_WRITTEN INSTRUCTION_
Retype exactly the lines from the first one through the line with "return fig.add_axes([x0 /", including both ends; skip any pictures.

_DATA EXCERPT_
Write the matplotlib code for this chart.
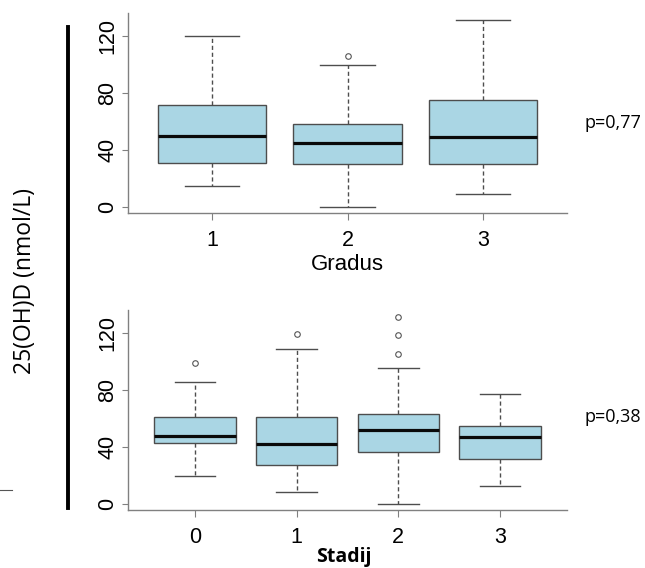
import matplotlib
matplotlib.use("Agg")
import matplotlib.pyplot as plt
from matplotlib.lines import Line2D

# ---- data ----
gradus_labels = ["1", "2", "3"]
gradus_whislo = [15, 0, 9]
gradus_q1 = [31, 30, 30]
gradus_med = [50, 45, 49]
gradus_q3 = [72, 58.5, 75]
gradus_whishi = [120, 100, 131.5]
gradus_fliers = [[], [106], []]

stadij_labels = ["0", "1", "2", "3"]
stadij_whislo = [19.5, 8.5, 0.5, 12.5]
stadij_q1 = [43, 27.5, 36.5, 31.5]
stadij_med = [48, 42.5, 52, 47.5]
stadij_q3 = [61, 61, 63.5, 55]
stadij_whishi = [86, 109, 95.5, 77.5]
stadij_fliers = [[99], [119.5], [105.5, 118.5, 131.5], []]

p_gradus = "p=0,77"
p_stadij = "p=0,38"
y_ticks = [0, 40, 80, 120]

W, H = 645, 568
fig = plt.figure(figsize=(W / 100, H / 100), dpi=100)

AX_C = "#808080"
EDGE = "#4d4d4d"


def px_axes(x0, y0, x1, y1):
    return fig.add_axes([x0 / W, 1 - y1 / H, (x1 - x0) / W, (y1 - y0) / H])


def draw(ax, labels, wlo, q1, med, q3, whi, fl, xpad):
    stats = []
    for i in range(len(labels)):
        stats.append(dict(whislo=wlo[i], q1=q1[i], med=med[i], q3=q3[i],
                          whishi=whi[i], fliers=fl[i], label=labels[i]))
    pos = list(range(1, len(labels) + 1))
    ax.bxp(stats, positions=pos, widths=0.8, capwidths=0.4, patch_artist=True,
           showfliers=True,
           boxprops=dict(facecolor="#aad6e4", edgecolor=EDGE, linewidth=1.0),
           whiskerprops=dict(color=EDGE, linewidth=1.0, linestyle=(0, (3, 2))),
           capprops=dict(color=EDGE, linewidth=1.0),
           medianprops=dict(color="#0a0a0a", linewidth=2.3),
           flierprops=dict(marker="o", markerfacecolor="none",
                           markeredgecolor="#555555", markersize=4,
                           markeredgewidth=0.8))
    n = len(labels)
    ax.set_xlim(0.5 - xpad, n + 0.5 + xpad)
    ax.set_ylim(-4, 136.2)
    ax.set_yticks(y_ticks)
    ax.set_yticklabels([str(t) for t in y_ticks], rotation=90, va="center",
                       family="Liberation Sans", fontsize=15.5)
    ax.set_xticks(pos)
    ax.set_xticklabels(labels, family="Liberation Sans", fontsize=15.5)
    for s in ["top", "right"]:
        ax.spines[s].set_visible(False)
    for s in ["left", "bottom"]:
        ax.spines[s].set_color(AX_C)
        ax.spines[s].set_linewidth(1.0)
    ax.tick_params(axis="y", length=4, width=0.8, color=AX_C, pad=3)
    ax.tick_params(axis="x", length=5, width=0.8, color=AX_C, pad=7)
    ax.set_facecolor("none")


ax1 = px_axes(128, 13, 567, 213)
draw(ax1, gradus_labels, gradus_whislo, gradus_q1, gradus_med, gradus_q3,
     gradus_whishi, gradus_fliers, 0.12)
ax2 = px_axes(128, 310, 567, 510)
draw(ax2, stadij_labels, stadij_whislo, stadij_q1, stadij_med, stadij_q3,
     stadij_whishi, stadij_fliers, 0.16)

# texts
fig.text(347 / W, 1 - 265 / H, "Gradus", ha="center", va="center",
         family="Liberation Sans", fontsize=16)
fig.text(344 / W, 1 - 557 / H, "Stadij", ha="center", va="center",
         family="Open Sans", fontweight="bold", fontsize=14)
fig.text(584 / W, 1 - 123 / H, p_gradus, ha="left", va="center",
         family="Open Sans", fontsize=13)
fig.text(584 / W, 1 - 417 / H, p_stadij, ha="left", va="center",
         family="Open Sans", fontsize=13)
fig.text(25 / W, 1 - 281 / H, "25(OH)D (nmol/L)", ha="center", va="center",
         rotation=90, family="Open Sans", fontsize=16.5)

# decorative lines
fig.add_artist(Line2D([68 / W, 68 / W], [1 - 27 / H, 1 - 508 / H],
                      transform=fig.transFigure, color="black", linewidth=2.8))
fig.add_artist(Line2D([0, 12 / W], [1 - 490 / H, 1 - 490 / H],
                      transform=fig.transFigure, color="#555555", linewidth=0.8))

fig.savefig("out.png", dpi=100, facecolor="white")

_RESULT OF THE TASK_
Write the matplotlib code for this chart.
import matplotlib
matplotlib.use("Agg")
import matplotlib.pyplot as plt
from matplotlib.lines import Line2D

# ---- data ----
gradus_labels = ["1", "2", "3"]
gradus_whislo = [15, 0, 9]
gradus_q1 = [31, 30, 30]
gradus_med = [50, 45, 49]
gradus_q3 = [72, 58.5, 75]
gradus_whishi = [120, 100, 131.5]
gradus_fliers = [[], [106], []]

stadij_labels = ["0", "1", "2", "3"]
stadij_whislo = [19.5, 8.5, 0.5, 12.5]
stadij_q1 = [43, 27.5, 36.5, 31.5]
stadij_med = [48, 42.5, 52, 47.5]
stadij_q3 = [61, 61, 63.5, 55]
stadij_whishi = [86, 109, 95.5, 77.5]
stadij_fliers = [[99], [119.5], [105.5, 118.5, 131.5], []]

p_gradus = "p=0,77"
p_stadij = "p=0,38"
y_ticks = [0, 40, 80, 120]

W, H = 645, 568
fig = plt.figure(figsize=(W / 100, H / 100), dpi=100)

AX_C = "#808080"
EDGE = "#4d4d4d"


def px_axes(x0, y0, x1, y1):
    return fig.add_axes([x0 / W, 1 - y1 / H, (x1 - x0) / W, (y1 - y0) / H])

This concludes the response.